If you understand how difficult the first part can be considering the second part, you’ll understand why I’m proud of the third part.
My folks just give up the moment they suspect they have use anything that isn’t windows. I’m amazed I was even able to get them to trade word for google docs.
Interestingly this is my path to linux, and Ive seen it recommended elsewhere.
Move all your services to the cloud, or foss software (as most is available on linux). Then get off windows.
Libreoffice Inkscape / gimp Firefox/Chromium Thunderbird Obsidian (for notes) Bitwarden Signal Syncthing
And most of these have phone apps too!
My folks are in their 70s and not much different.
But once I realized my dad thought that Google Chrome was his operating system I realized that this would be easy.

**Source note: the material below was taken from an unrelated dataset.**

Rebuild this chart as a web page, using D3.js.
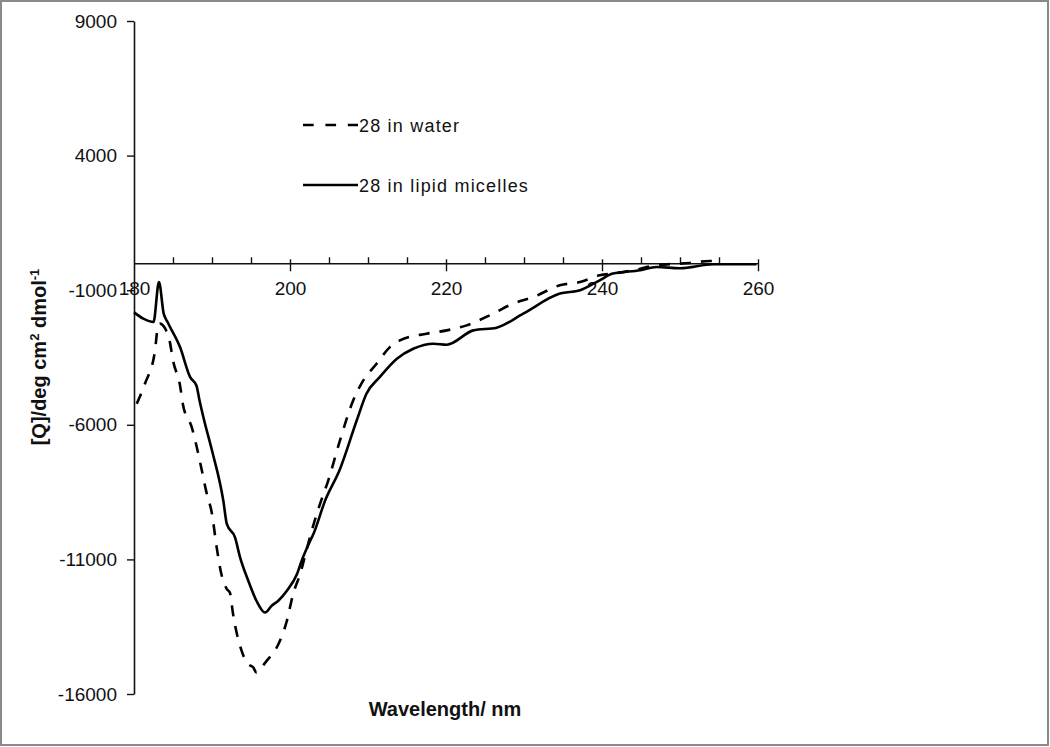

My mom doesn’t seem to know.
She knows where the browser is and how to adjust the volume and is having a great time.
It was that easy, actually lol
If it was thaaat easy, why didn’t you stay? Now you’re gon and I’m sad.
They didn’t choose the gooner’s life, friend, the gooner’s life chose them.
NOOOOOOOOOOO!!!
That’s a bad example … because in every possible outcome because it is Harold in the picture … it will mean pain, suffering and untold misery that poor Harold will hide behind a dignified smile as his world burns around him.
That’s why second panel is different than usual
He doesn’t know the Realtek wifi driver doesn’t work an has a Nvidia card
Maybe there is a little burn. Soon he’ll be installing arch, then nixos, then Linux from scratch. He’s having fun distro jumping. He is.
He doesn’t have to hide pain if there is no pain.
It’s how “Hide the pain Harold” becomes “Having awesome times Harold”.